State Water Board public workshop and solicitation of comments regarding fees and processing for temporary permits for groundwater recharge and storage
From the State Water Resources Control Board:
The staff of the State Water Resources Control Board (State Water Board) will hold a public workshop regarding the appropriate fee structures for temporary water rights permits to allow underground storage such as groundwater recharge, and the State Water Board’s permitting process for those projects.
The ongoing statewide drought has triggered increased interest in capturing high surface water flows and storing the water in groundwater aquifers (i.e., groundwater recharge) for later use. In anticipation of possible high-precipitation events this past winter and spring, the State Water Board adopted a low fee (starting at $100) and expedited permitting for low-impact groundwater recharge projects using high flows, to encourage these projects.
These changes were intended to serve as temporary measures to allow the State Water Board to develop a more comprehensive program for permitting groundwater recharge of high flows.

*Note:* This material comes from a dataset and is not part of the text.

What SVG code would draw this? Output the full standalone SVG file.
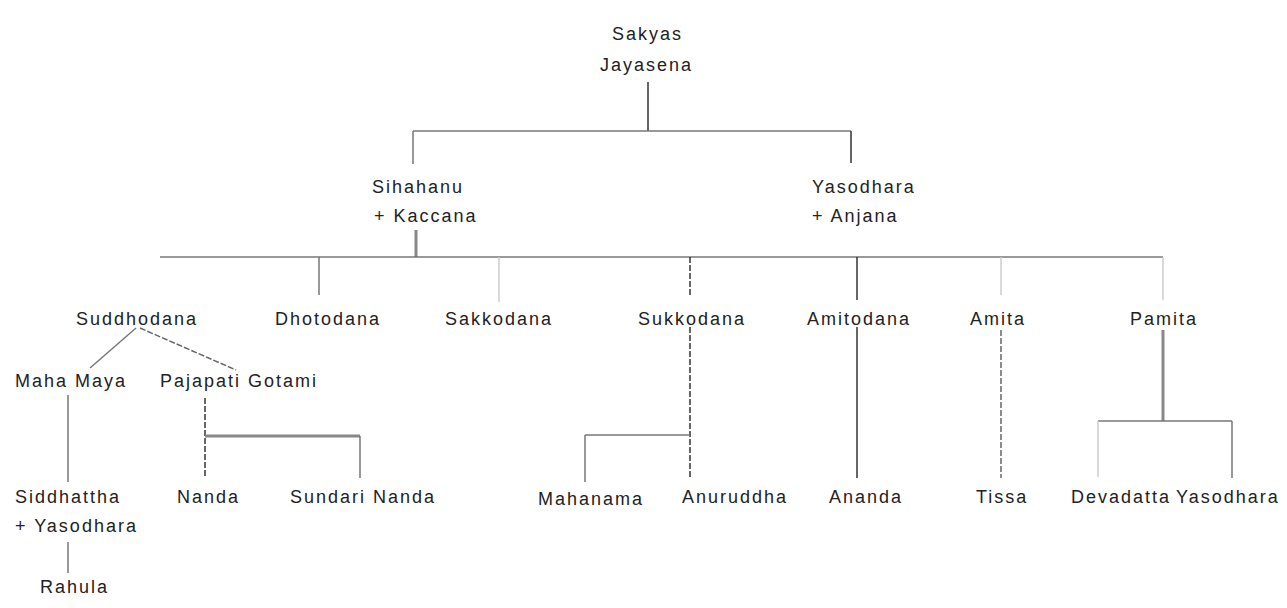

Information gathered at this staff workshop will inform ongoing development of an efficient and protective permitting program for temporary groundwater recharge projects.
The workshop will be split into two parts:
Part I will cover water rights fees in general and fees for temporary permits to capture high flows for groundwater recharge.
Part II will cover the permitting process for these projects.
For each part of the workshop, staff will begin with a brief presentation, then will open the floor for recommendations and concerns from the public on the given topic. Although a quorum of the State Water Board may be present, the State Water Board will not take any action during the staff workshop.
The workshop will be held on Tuesday, April 26, 2016 at 1:00 pm at the Cal/EPA Headquarters Building in Sacramento. Written comments are due by 5 pm on Friday, April 29.
Warm, dry weather initiates snowmelt across the West
From the USDA:
The Natural Resources Conservation Service produces this weekly report using data and products from the National Water and Climate Center and other agencies. The report focuses on seasonal snowpack, precipitation, temperature, and drought conditions in the U.S.
The current snow water equivalent percent of median map shows that, overall, the West was near or below median. Last week, temperatures in parts of the Pacific Northwest were 12 degrees warmer than normal. This recent warm, dry weather has prompted a decline in percent of median across the West.
By contrast, cooler than normal temperatures were reported in a large area around the Great Lakes, including the Northeast, Mid-Atlantic states, and into the South.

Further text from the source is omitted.